Ⅴ. What Are the Disadvantages of Three-Axis CNC Machines?
- Significant processing limitations: Only handles simple 2D planes; cannot process complex spatial surfaces. Difficult to machine deep cavities and side walls, leading to tool wear;
- Low efficiency: Cannot complete single-setup machining. Workpieces require multiple setups, prone to positioning errors that affect part accuracy and further reduce efficiency.
Ⅵ. What Is a Five-Axis CNC Machine Tool?
A five-axis CNC machine tool is an advanced machining device that builds upon a three-axis CNC machine by adding two additional rotary axes (any two of the A/B/C axes). Through a computer numerical control system, it achieves precise coordinated movement of the tool or tooling across five axes. This enables the machine to perform high-precision machining of complex surfaces, deep cavities, and other features from any angle with a single setup.
Ⅶ. What Can a Five-Axis CNC Machine Tool Process?
Leveraging its multi-axis interpolation capabilities, a five-axis CNC machine tool primarily processes parts with complex geometries, high precision requirements, and those difficult to complete with a single setup.
Typical applications include the following categories:
- Complex spatial surface parts
Suitable for aerospace engine blades, three-dimensional cavities, and other complex surfaces, enabling cutting at various tool angles;
- Multi-faceted/inclined-feature parts
Suitable for inclined holes, inclined slots, robotic joint arms, etc., completed in a single setup without multiple clamping, reducing instances of error occurrence;
- High-precision structural components
Suitable for titanium alloy aerospace frames, integrated irregular parts for new energy vehicles, featuring highly concentrated processes with precision exceeding traditional methods.
Ⅷ. What Are the Advantages of Five-Axis CNC Machines?
- Single setup: Five-axis machines complete complex surface machining in a single setup, eliminating repeated repositioning. This significantly enhances workpiece accuracy and avoids errors caused by fixture wear.
- Superior surface quality: Flexible tool angle adjustment via rotary axes achieves optimal cutting posture, enabling deep spatial machining unattainable with three-axis machines.

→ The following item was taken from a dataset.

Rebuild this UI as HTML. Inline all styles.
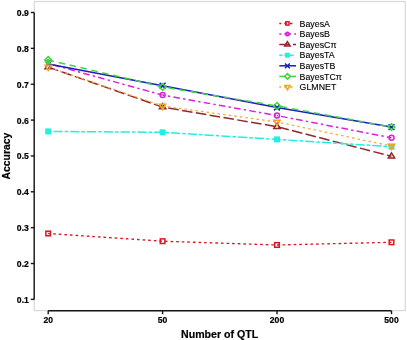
<!DOCTYPE html>
<html><head><meta charset="utf-8"><style>
html,body{margin:0;padding:0;background:#fff;}
body{width:407px;height:340px;overflow:hidden;}
svg{display:block;}
text{font-family:"Liberation Sans",sans-serif;fill:#000;}
.tk,.ttl{stroke:#000;stroke-width:0.2px;}
.lg{stroke:#000;stroke-width:0.12px;}
svg{will-change:transform;}
.tk{font-size:8.6px;font-weight:bold;}
.ttl{font-size:10.6px;font-weight:bold;}
.lg{font-size:8.8px;}
</style></head><body>
<svg width="407" height="340" viewBox="0 0 407 340">
<rect width="407" height="340" fill="#fff"/>
<rect x="34.3" y="1.5" width="371" height="309.1" fill="none" stroke="#d8d8d8" stroke-width="1.2"/>
<path d="M48.20 233.50 L162.60 241.20" fill="none" stroke="#dc1420" stroke-width="1.35" stroke-dasharray="2.6 3.0" stroke-dashoffset="0.60"/>
<path d="M162.60 241.20 L277.00 245.00" fill="none" stroke="#dc1420" stroke-width="1.35" stroke-dasharray="2.6 3.0" stroke-dashoffset="115.26"/>
<path d="M277.00 245.00 L391.50 242.30" fill="none" stroke="#dc1420" stroke-width="1.35" stroke-dasharray="2.6 3.0" stroke-dashoffset="229.72"/>
<path d="M48.20 63.50 L162.60 95.10" fill="none" stroke="#dc20dc" stroke-width="1.5" stroke-dasharray="2.4 3.2 6.6 3.2" stroke-dashoffset="0.00"/>
<path d="M162.60 95.10 L277.00 115.60" fill="none" stroke="#dc20dc" stroke-width="1.5" stroke-dasharray="2.4 3.2 6.6 3.2" stroke-dashoffset="117.83"/>
<path d="M277.00 115.60 L391.50 137.80" fill="none" stroke="#dc20dc" stroke-width="1.5" stroke-dasharray="2.4 3.2 6.6 3.2" stroke-dashoffset="232.51"/>
<path d="M48.20 67.10 L162.60 107.10" fill="none" stroke="#92262e" stroke-width="1.5" stroke-dasharray="10.6 3.4" stroke-dashoffset="-0.10"/>
<path d="M162.60 107.10 L277.00 126.70" fill="none" stroke="#92262e" stroke-width="1.5" stroke-dasharray="10.6 3.4" stroke-dashoffset="120.29"/>
<path d="M277.00 126.70 L391.50 156.30" fill="none" stroke="#92262e" stroke-width="1.5" stroke-dasharray="10.6 3.4" stroke-dashoffset="236.46"/>
<path d="M48.20 131.40 L162.60 132.30" fill="none" stroke="#1ef0e2" stroke-width="1.5" stroke-dasharray="3.6 2.0 9.2 2.0" stroke-dashoffset="0.40"/>
<path d="M162.60 132.30 L277.00 139.40" fill="none" stroke="#1ef0e2" stroke-width="1.5" stroke-dasharray="3.6 2.0 9.2 2.0" stroke-dashoffset="114.80"/>
<path d="M277.00 139.40 L391.50 146.70" fill="none" stroke="#1ef0e2" stroke-width="1.5" stroke-dasharray="3.6 2.0 9.2 2.0" stroke-dashoffset="229.42"/>
<polyline points="48.20,63.90 162.60,85.70 277.00,107.50 391.50,127.10" fill="none" stroke="#1c1cb8" stroke-width="1.5"/>
<path d="M48.20 60.00 L162.60 86.90" fill="none" stroke="#3ad83a" stroke-width="1.5" stroke-dasharray="6.4 4.8" stroke-dashoffset="0.40"/>
<path d="M162.60 86.90 L277.00 105.90" fill="none" stroke="#3ad83a" stroke-width="1.5" stroke-dasharray="6.4 4.8" stroke-dashoffset="117.32"/>
<path d="M277.00 105.90 L391.50 127.10" fill="none" stroke="#3ad83a" stroke-width="1.5" stroke-dasharray="6.4 4.8" stroke-dashoffset="231.29"/>
<path d="M48.20 67.00 L162.60 106.00" fill="none" stroke="#f0ae42" stroke-width="1.3" stroke-dasharray="2.6 3.0" stroke-dashoffset="-1.40"/>
<path d="M162.60 106.00 L277.00 122.00" fill="none" stroke="#f0ae42" stroke-width="1.3" stroke-dasharray="2.6 3.0" stroke-dashoffset="118.07"/>
<path d="M277.00 122.00 L391.50 146.00" fill="none" stroke="#f0ae42" stroke-width="1.3" stroke-dasharray="2.6 3.0" stroke-dashoffset="236.98"/>
<rect x="45.90" y="231.20" width="4.60" height="4.60" fill="none" stroke="#dc1420" stroke-width="1.5"/>
<rect x="160.30" y="238.90" width="4.60" height="4.60" fill="none" stroke="#dc1420" stroke-width="1.5"/>
<rect x="274.70" y="242.70" width="4.60" height="4.60" fill="none" stroke="#dc1420" stroke-width="1.5"/>
<rect x="389.20" y="240.00" width="4.60" height="4.60" fill="none" stroke="#dc1420" stroke-width="1.5"/>
<circle cx="162.60" cy="95.10" r="2.50" fill="none" stroke="#dc20dc" stroke-width="1.5"/>
<circle cx="277.00" cy="115.60" r="2.50" fill="none" stroke="#dc20dc" stroke-width="1.5"/>
<circle cx="391.50" cy="137.80" r="2.50" fill="none" stroke="#dc20dc" stroke-width="1.5"/>
<path d="M48.20 63.65 L51.41 68.82 L44.99 68.82 Z" fill="none" stroke="#92262e" stroke-width="1.5"/>
<path d="M162.60 103.65 L165.81 108.82 L159.39 108.82 Z" fill="none" stroke="#92262e" stroke-width="1.5"/>
<path d="M277.00 123.25 L280.21 128.43 L273.79 128.43 Z" fill="none" stroke="#92262e" stroke-width="1.5"/>
<path d="M391.50 152.85 L394.71 158.03 L388.29 158.03 Z" fill="none" stroke="#92262e" stroke-width="1.5"/>
<rect x="45.20" y="128.40" width="6.00" height="6.00" fill="#1ef0e2"/>
<rect x="159.60" y="129.30" width="6.00" height="6.00" fill="#1ef0e2"/>
<rect x="274.00" y="136.40" width="6.00" height="6.00" fill="#1ef0e2"/>
<rect x="388.50" y="143.70" width="6.00" height="6.00" fill="#1ef0e2"/>
<path d="M45.30 61.00 L51.10 66.80 M51.10 61.00 L45.30 66.80" stroke="#1c1cb8" stroke-width="1.5"/>
<path d="M159.70 82.80 L165.50 88.60 M165.50 82.80 L159.70 88.60" stroke="#1c1cb8" stroke-width="1.5"/>
<path d="M274.10 104.60 L279.90 110.40 M279.90 104.60 L274.10 110.40" stroke="#1c1cb8" stroke-width="1.5"/>
<path d="M388.60 124.20 L394.40 130.00 M394.40 124.20 L388.60 130.00" stroke="#1c1cb8" stroke-width="1.5"/>
<path d="M48.20 56.60 L51.60 60.00 L48.20 63.40 L44.80 60.00 Z" fill="none" stroke="#3ad83a" stroke-width="1.5"/>
<circle cx="47.9" cy="62.0" r="2.5" fill="#3ad83a"/>
<path d="M45.6 61.0 A2.5 2.5 0 0 1 50.2 61.0" fill="none" stroke="#8a8a8a" stroke-width="0.8"/>
<path d="M162.60 83.50 L166.00 86.90 L162.60 90.30 L159.20 86.90 Z" fill="none" stroke="#3ad83a" stroke-width="1.5"/>
<path d="M277.00 102.50 L280.40 105.90 L277.00 109.30 L273.60 105.90 Z" fill="none" stroke="#3ad83a" stroke-width="1.5"/>
<path d="M391.50 123.70 L394.90 127.10 L391.50 130.50 L388.10 127.10 Z" fill="none" stroke="#3ad83a" stroke-width="1.5"/>
<path d="M48.20 70.60 L51.32 65.20 L45.08 65.20 Z" fill="none" stroke="#eea526" stroke-width="1.5"/>
<path d="M162.60 109.60 L165.72 104.20 L159.48 104.20 Z" fill="none" stroke="#eea526" stroke-width="1.5"/>
<path d="M277.00 125.60 L280.12 120.20 L273.88 120.20 Z" fill="none" stroke="#eea526" stroke-width="1.5"/>
<path d="M391.50 149.60 L394.62 144.20 L388.38 144.20 Z" fill="none" stroke="#eea526" stroke-width="1.5"/>
<path d="M34.2 12.5 V299.5" stroke="#151515" stroke-width="1.4" fill="none"/>
<path d="M30.8 12.50 H34.2" stroke="#151515" stroke-width="1.4"/>
<text transform="translate(28.8 15.95) scale(1 1.07)" text-anchor="end" class="tk">0.9</text>
<path d="M30.8 48.36 H34.2" stroke="#151515" stroke-width="1.4"/>
<text transform="translate(28.8 51.81) scale(1 1.07)" text-anchor="end" class="tk">0.8</text>
<path d="M30.8 84.22 H34.2" stroke="#151515" stroke-width="1.4"/>
<text transform="translate(28.8 87.67) scale(1 1.07)" text-anchor="end" class="tk">0.7</text>
<path d="M30.8 120.08 H34.2" stroke="#151515" stroke-width="1.4"/>
<text transform="translate(28.8 123.53) scale(1 1.07)" text-anchor="end" class="tk">0.6</text>
<path d="M30.8 155.94 H34.2" stroke="#151515" stroke-width="1.4"/>
<text transform="translate(28.8 159.39) scale(1 1.07)" text-anchor="end" class="tk">0.5</text>
<path d="M30.8 191.80 H34.2" stroke="#151515" stroke-width="1.4"/>
<text transform="translate(28.8 195.25) scale(1 1.07)" text-anchor="end" class="tk">0.4</text>
<path d="M30.8 227.66 H34.2" stroke="#151515" stroke-width="1.4"/>
<text transform="translate(28.8 231.11) scale(1 1.07)" text-anchor="end" class="tk">0.3</text>
<path d="M30.8 263.52 H34.2" stroke="#151515" stroke-width="1.4"/>
<text transform="translate(28.8 266.97) scale(1 1.07)" text-anchor="end" class="tk">0.2</text>
<path d="M30.8 299.38 H34.2" stroke="#151515" stroke-width="1.4"/>
<text transform="translate(28.8 302.83) scale(1 1.07)" text-anchor="end" class="tk">0.1</text>
<path d="M48.2 310.8 H391.5" stroke="#151515" stroke-width="1.4" fill="none"/>
<path d="M48.20 310.8 V314.2" stroke="#151515" stroke-width="1.4"/>
<text transform="translate(48.20 323.4) scale(1 1.07)" text-anchor="middle" class="tk">20</text>
<path d="M162.60 310.8 V314.2" stroke="#151515" stroke-width="1.4"/>
<text transform="translate(162.60 323.4) scale(1 1.07)" text-anchor="middle" class="tk">50</text>
<path d="M277.00 310.8 V314.2" stroke="#151515" stroke-width="1.4"/>
<text transform="translate(277.00 323.4) scale(1 1.07)" text-anchor="middle" class="tk">200</text>
<path d="M391.50 310.8 V314.2" stroke="#151515" stroke-width="1.4"/>
<text transform="translate(391.50 323.4) scale(1 1.07)" text-anchor="middle" class="tk">500</text>
<text x="219.6" y="337.9" text-anchor="middle" class="ttl">Number of QTL</text>
<text transform="translate(9.8 156.1) rotate(-90)" x="0" y="0" text-anchor="middle" class="ttl" style="font-size:10.4px">Accuracy</text>
<path d="M279.3 23.40 H294.6" stroke="#dc1420" stroke-width="1.5" stroke-dasharray="2.6 3.0" stroke-dashoffset="0.6"/>
<rect x="285.79" y="21.79" width="3.22" height="3.22" fill="none" stroke="#dc1420" stroke-width="1.5"/>
<text x="299.6" y="26.60" class="lg">BayesA</text>
<path d="M279.3 34.00 H296" stroke="#dc20dc" stroke-width="1.5" stroke-dasharray="2.4 3.2 6.6 3.2" stroke-dashoffset="0.5"/>
<circle cx="287.40" cy="34.00" r="1.75" fill="none" stroke="#dc20dc" stroke-width="1.5"/>
<text x="299.6" y="37.20" class="lg">BayesB</text>
<path d="M279.3 44.60 H296" stroke="#92262e" stroke-width="1.5" stroke-dasharray="10.6 3.4" stroke-dashoffset="0.4"/>
<path d="M287.40 41.63 L290.16 46.08 L284.64 46.08 Z" fill="none" stroke="#92262e" stroke-width="1.5"/>
<text x="299.6" y="47.80" class="lg">BayesCπ</text>
<path d="M279.3 55.20 H295.5" stroke="#1ef0e2" stroke-width="1.5" stroke-dasharray="3.6 2.0 9.2 2.0" stroke-dashoffset="0.4"/>
<rect x="284.94" y="52.74" width="4.92" height="4.92" fill="#1ef0e2"/>
<text x="299.6" y="58.40" class="lg">BayesTA</text>
<path d="M279.3 65.80 H296" stroke="#1c1cb8" stroke-width="1.5"/>
<path d="M285.02 63.42 L289.78 68.18 M289.78 63.42 L285.02 68.18" stroke="#1c1cb8" stroke-width="1.5"/>
<text x="299.6" y="69.00" class="lg">BayesTB</text>
<path d="M279.3 76.40 H296" stroke="#3ad83a" stroke-width="1.5"/>
<path d="M287.40 73.61 L290.19 76.40 L287.40 79.19 L284.61 76.40 Z" fill="#fff" stroke="#3ad83a" stroke-width="1.5"/>
<text x="299.6" y="79.60" class="lg">BayesTCπ</text>
<path d="M279.3 87.00 H294.6" stroke="#eea526" stroke-width="1.5" stroke-dasharray="2.6 3.0" stroke-dashoffset="0.6"/>
<path d="M287.40 89.84 L289.86 85.58 L284.94 85.58 Z" fill="none" stroke="#eea526" stroke-width="1.5"/>
<text x="299.6" y="90.20" class="lg">GLMNET</text>
</svg>
</body></html>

More stable cutting forces result in lower surface roughness and smoother finished surfaces.
- High machining efficiency: Multi-axis interpolation and continuous machining eliminate auxiliary time spent repeatedly removing/reinstalling workpieces and recalibrating, substantially boosting productivity.

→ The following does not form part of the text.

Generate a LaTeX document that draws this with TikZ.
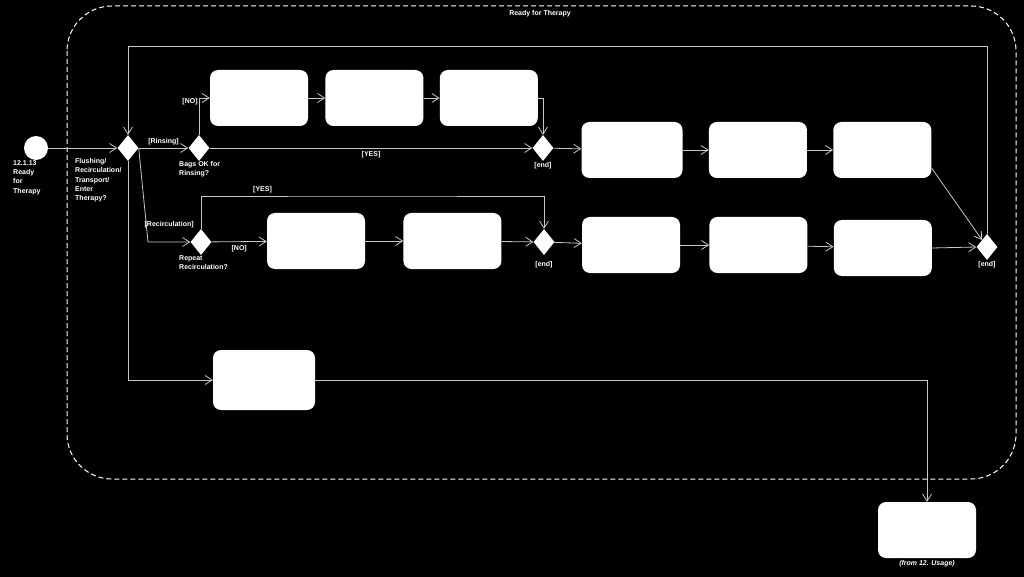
\documentclass[tikz,border=0pt]{standalone}
\usepackage{fontspec}
\setmainfont{Liberation Sans}
\usetikzlibrary{positioning,shapes.geometric,arrows.meta}
\definecolor{wire}{gray}{0.78}

\begin{document}
\begin{tikzpicture}[
x=1pt,y=-1pt,
act/.style={
  fill=white,
  rounded corners=8pt,
  minimum width=98pt,
  minimum height=56pt,
  inner sep=0pt
},
deci/.style={
  diamond,
  fill=white,
  minimum width=21pt,
  minimum height=26pt,
  inner sep=0pt
},
flow/.style={
  draw=wire,
  line width=0.8pt,
  -{Straight Barb[length=7pt,width=9pt]}
},
txt/.style={
  text=white,
  font=\fontsize{7}{9.3}\selectfont\bfseries,
  align=left,
  inner sep=0pt
},
node distance=17pt
]
\fill[black] (0,0) rectangle (1024,577);

% frame
\draw[white,line width=1pt,dash pattern=on 5pt off 3pt,rounded corners=45pt]
  (67,6) rectangle (1016,479);
\node[txt] (title) at (540,14) {Ready for Therapy};

% start and first choice
\node[circle,fill=white,minimum size=24pt,inner sep=0pt] (start) at (36,148) {};
\node[txt,anchor=north west] (startlbl) at ([xshift=-23pt]start.south)
  {12.1.13\\Ready\\for\\Therapy};
\node[deci] (d1) at (128,148) {};
\node[txt,anchor=north west] (d1lbl) at ([xshift=-53pt,yshift=3pt]d1.south)
  {Flushing/\\Recirculation/\\Transport/\\Enter\\Therapy?};

% rinsing
\node[deci] (d2) at (199,148) {};
\node[txt,anchor=north west] (d2lbl) at ([xshift=-20pt]d2.south)
  {Bags OK for\\Rinsing?};
\node[act] (a1) at (259,98) {};
\node[act,right=17pt of a1] (a2) {};
\node[act,right=16pt of a2] (a3) {};
\node[deci] (e1) at (543,148) {};
\node[txt,below=1pt of e1] (e1lbl) {[end]};
\node[act,minimum width=101pt] (b1) at (632,150) {};
\node[act,right=26pt of b1] (b2) {};
\node[act,right=26pt of b2] (b3) {};

% recirculation
\node[deci] (d3) at (201,242) {};
\node[txt,anchor=north west] (d3lbl) at ([xshift=-22pt]d3.south)
  {Repeat\\Recirculation?};
\node[act] (c1) at (316,241) {};
\node[act,right=38pt of c1] (c2) {};
\node[deci] (e2) at (544,242) {};
\node[txt,below=6pt of e2] (e2lbl) {[end]};
\node[act] (g1) at (631,245) {};
\node[act,right=29pt of g1] (g2) {};
\node[act,right=26pt of g2,yshift=-3pt] (g3) {};
\node[deci] (f) at (987,247) {};
\node[txt,below=1pt of f] (flbl) {[end]};

% transport
\node[act,minimum width=102pt,minimum height=60pt] (h) at (264,380) {};
\node[act] (j) at (927,530) {};
\node[txt,font=\fontsize{7}{9.3}\selectfont\bfseries\itshape,below=2pt of j] (jlbl)
  {(from 12. Usage)};

\coordinate (looptop) at (128,46);
\coordinate (recbend) at (148,242);
\coordinate (yesbar) at (372,196);

\draw[flow] (start) -- (d1);
\draw[flow] (d1) -- node[txt,above=3pt] {[Rinsing]} (d2);
\draw[flow] (d2.north) |- node[txt,left=1pt,pos=0.45] {[NO]} (a1.west);
\draw[flow] (a1) -- (a2);
\draw[flow] (a2) -- (a3);
\draw[flow] (a3.east) -| (e1.north);
\draw[flow] (d2) -- node[txt,below=3pt] {[YES]} (e1);
\draw[flow] (e1) -- (b1);
\draw[flow] (b1) -- (b2);
\draw[flow] (b2) -- (b3);
\draw[flow] (b3.-20) -- (f);
\draw[flow] (f.north) |- (looptop) -- (d1.north);

\draw[flow] (d1.east) -- (recbend) -- node[txt,above=14pt] {[Recirculation]} (d3);
\draw[flow] (d3) -- node[txt,below=3pt] {[NO]} (c1);
\draw[flow] (d3.north) |- node[txt,above=3pt,pos=0.68] {[YES]} (yesbar) -| (e2.north);
\draw[flow] (c1) -- (c2);
\draw[flow] (c2) -- (e2);
\draw[flow] (e2) -- (g1);
\draw[flow] (g1) -- (g2);
\draw[flow] (g2) -- (g3);
\draw[flow] (g3.east) -- (f.west);

\draw[flow] (d1.south) |- (h.west);
\draw[flow] (h.east) -| (j.north);
\end{tikzpicture}
\end{document}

Ⅸ. What Are the Drawbacks of Five-Axis CNC Machines?
- High cost: Significant initial investment and ongoing part maintenance expenses, coupled with the need for specialized high-performance cutting tools that command premium prices due to their high precision requirements;
- Complex programming and debugging: Programming demands precise control over tool orientation and rotational axis trajectories, requiring highly skilled operators proficient in specialized CAM software; New machines also require repeated trajectory verification, resulting in significant debugging costs and extended lead times;
- Limited application scenarios: In many cases, five-axis machines are actually an uneconomical choice. For simple planar or straight-surface machining, they offer lower cost-effectiveness than three-axis CNC machines, often leading to low efficiency and resource waste.

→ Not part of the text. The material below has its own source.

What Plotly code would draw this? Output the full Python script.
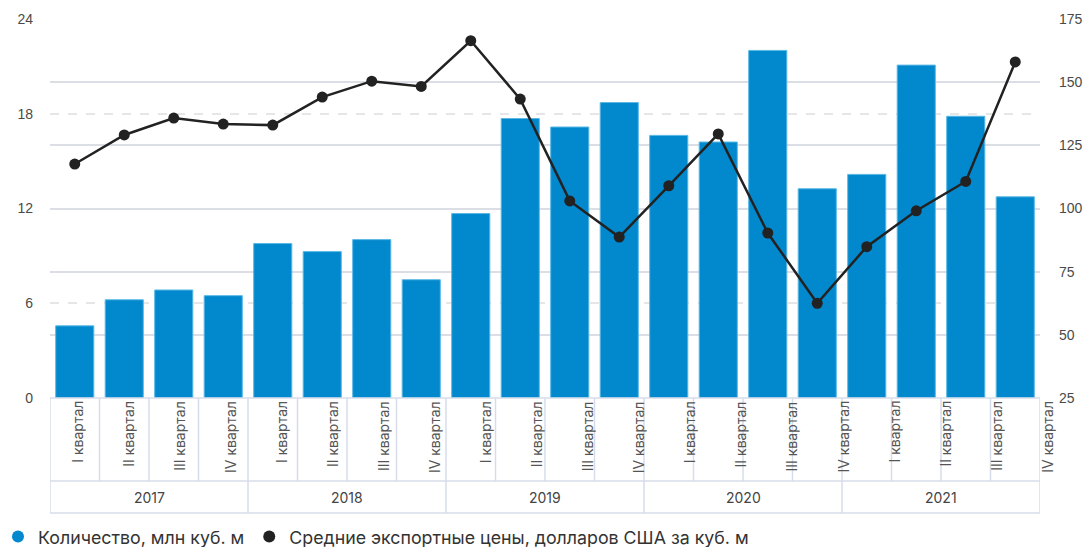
import plotly.graph_objects as go

# Quarterly export volume and average export price
years = ["2017", "2018", "2019", "2020", "2021"]
quarters = ["I квартал", "II квартал", "III квартал", "IV квартал"]

volume = [4.57, 6.22, 6.84, 6.48,
          9.78, 9.27, 10.03, 7.49,
          11.68, 17.70, 17.16, 18.71,
          16.63, 16.21, 22.01, 13.25,
          14.16, 21.08, 17.84, 12.74]

price = [117.6, 129.1, 135.8, 133.4,
         133.0, 144.1, 150.4, 148.3,
         166.4, 143.3, 103.0, 88.7,
         109.0, 129.5, 90.3, 62.5,
         84.9, 99.1, 110.7, 158.0]

left_ticks = [0, 6, 12, 18, 24]
right_ticks = [25, 50, 75, 100, 125, 150, 175]

name_volume = "Количество, млн куб. м"
name_price = "Средние экспортные цены, долларов США за куб. м"

BAR_COLOR = "#0288cc"
LINE_COLOR = "#222222"
TABLE_COLOR = "#d6dcea"
TICK_FONT = dict(family="Liberation Sans, Arial, sans-serif", size=14, color="#4a4a4a")

n = len(volume)
xs = list(range(n))

fig = go.Figure()

fig.add_trace(go.Bar(
    x=xs, y=volume, yaxis="y", name=name_volume, showlegend=False,
    marker=dict(color=BAR_COLOR, line=dict(color="#5ab8e6", width=1)),
))
fig.add_trace(go.Scatter(
    x=xs, y=price, yaxis="y2", name=name_price, showlegend=False,
    mode="lines+markers",
    line=dict(color=LINE_COLOR, width=2.5),
    marker=dict(color=LINE_COLOR, size=11),
))

# Legend entries drawn as round markers
fig.add_trace(go.Scatter(x=[None], y=[None], mode="markers", name=name_volume,
                         marker=dict(color=BAR_COLOR, size=12, symbol="circle")))
fig.add_trace(go.Scatter(x=[None], y=[None], mode="markers", name=name_price,
                         marker=dict(color=LINE_COLOR, size=12, symbol="circle")))

# Two-level category table below the plot
plot_h = 379.0
row1 = -83 / plot_h
row2 = -115 / plot_h
shapes = []
for k in range(n + 1):
    shapes.append(dict(type="line", xref="x", yref="paper", x0=k - 0.5, x1=k - 0.5,
                       y0=0, y1=row1, line=dict(color=TABLE_COLOR, width=1.5)))
for g in range(len(years) + 1):
    xb = g * 4 - 0.5
    shapes.append(dict(type="line", xref="x", yref="paper", x0=xb, x1=xb,
                       y0=row1, y1=row2, line=dict(color=TABLE_COLOR, width=1.5)))
for yy in (0, row1, row2):
    shapes.append(dict(type="line", xref="x", yref="paper", x0=-0.5, x1=n - 0.5,
                       y0=yy, y1=yy, line=dict(color=TABLE_COLOR, width=1.5)))

annotations = []
for k in range(n):
    annotations.append(dict(
        text=quarters[k % 4], x=k, xref="x", y=0, yref="paper",
        xanchor="center", yanchor="top", textangle=-90, showarrow=False,
        xshift=2 + k * 1.55, yshift=-1,
        font=dict(family="Inter, Liberation Sans, sans-serif", size=14, color="#555555"),
    ))
for g, yr in enumerate(years):
    annotations.append(dict(
        text=yr, x=g * 4 + 1.5, xref="x", y=(row1 + row2) / 2, yref="paper",
        xanchor="center", yanchor="middle", showarrow=False,
        font=dict(family="Inter, Liberation Sans, sans-serif", size=14, color="#444444"),
    ))

fig.update_layout(
    width=1085, height=547,
    margin=dict(l=50, r=45, t=19, b=149, autoexpand=False),
    paper_bgcolor="white", plot_bgcolor="white",
    bargap=0.23,
    xaxis=dict(range=[-0.5, n - 0.5], showticklabels=False, showgrid=False,
               zeroline=False, showline=False, ticks=""),
    yaxis=dict(range=[0, 24], tickvals=left_ticks, showgrid=True,
               gridcolor="#e6e6e6", griddash="dash", gridwidth=1.5,
               zeroline=False, showline=False, ticks="",
               tickfont=TICK_FONT, ticklabelstandoff=16),
    yaxis2=dict(range=[25, 175], tickvals=right_ticks, overlaying="y", side="right",
                showgrid=True, gridcolor="#dcdee6", gridwidth=1.5,
                zeroline=False, showline=False, ticks="",
                tickfont=TICK_FONT, ticklabelstandoff=18),
    legend=dict(orientation="h", x=-52 / 990, xanchor="left", y=-139 / plot_h,
                yanchor="middle",
                font=dict(family="Inter, Liberation Sans, sans-serif", size=17.8, color="#333333"),
                bgcolor="rgba(0,0,0,0)", itemclick=False),
    shapes=shapes,
    annotations=annotations,
)

fig.write_html("out.html")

Ⅹ. Three-Axis vs. Five-Axis Machining
| Comparison Dimensions | Three-Axis CNC Machine | Five-Axis CNC Machine |
|---|---|---|
Core Axis System |
Three linear axes (X/Y/Z), no rotary axes |
Three linear axes (X/Y/Z) + two rotary axes (A/B/C combinations) |
Machining Posture |
Perpendicular machining to the workplane |
Any spatial posture, tool adjustable at multiple angles |
Clamping Method |
Multiple setups, single-sided setup in one go |
Single Setup |
Processing Scope |
Plane, cavity, two-dimensional, simple three-dimensional contour |
Capable of machining complex spatial surfaces and multi-faceted irregular structures |
Core Advantages |
Low acquisition and maintenance costs; easy programming and operation; strong adaptability for conventional machining |
High precision; faster machining efficiency; greater machining capability
Core Disadvantages |
Core Shortcomings |
Significant limitations in machining applications; repeated clamping operations are prone to generating errors. |
High costs; high barriers to entry for personnel; prone to resource wastage when processing simple parts. |
Suitable Applications |
Mold cavities, plate components, housing parts, mechanical structural components |
Aerospace structural components, machined impellers, artificial bones, high-end molds |
XI. Cost Differences Between Three-Axis and Five-Axis Machines
| Cost Dimension | Three-Axis CNC Machine | Five-Axis CNC Machine |
|---|---|---|
Equipment acquisition cost |
Low, tens of thousands to millions of yuan |
High, several million to tens of millions of yuan |
Programming and Labor Costs |
Low, simple programming, requiring only basic technician training to get started. |
High, requiring experienced professional programmers and operators |
Maintenance Costs |
Low cost, simple design, few malfunctions, easy-to-source parts, and low consumable costs |
High cost, with numerous precision components in the rotating shaft and many accessories made from imported materials, resulting in high prices. |
Tooling Costs |
Low, universal standard cutting tools |
Medium to high, requires specialized cutting tools; complex machining operations can easily cause tool wear. |
XII. Frequently Asked Questions (FAQ)
Q: What are the core advantages of five-axis CNC over three-axis CNC?
A: Five-axis CNC machining enables the completion of complex curved surfaces in a single setup, enhancing machining precision and efficiency. It is suitable for aerospace, mold manufacturing, and similar fields, whereas three-axis CNC machining is limited to flat surface processing.
Q: How do three-axis and five-axis CNC machines differ in daily maintenance?
A: Five-axis CNC systems feature more complex structures, requiring more frequent lubrication checks for rotating axes. This results in higher maintenance costs and technical demands. Three-axis CNC machines, with their simpler structures, offer easier maintenance.
Q: How do five-axis and three-axis CNC machines differ in machining precision?
A: Five-axis CNC achieves multi-angle machining with a single setup, minimizing opportunities for error accumulation and delivering higher precision for high-accuracy parts. Three-axis CNC requires multiple setups, which can introduce positioning errors, making it more suitable for simple planar machining.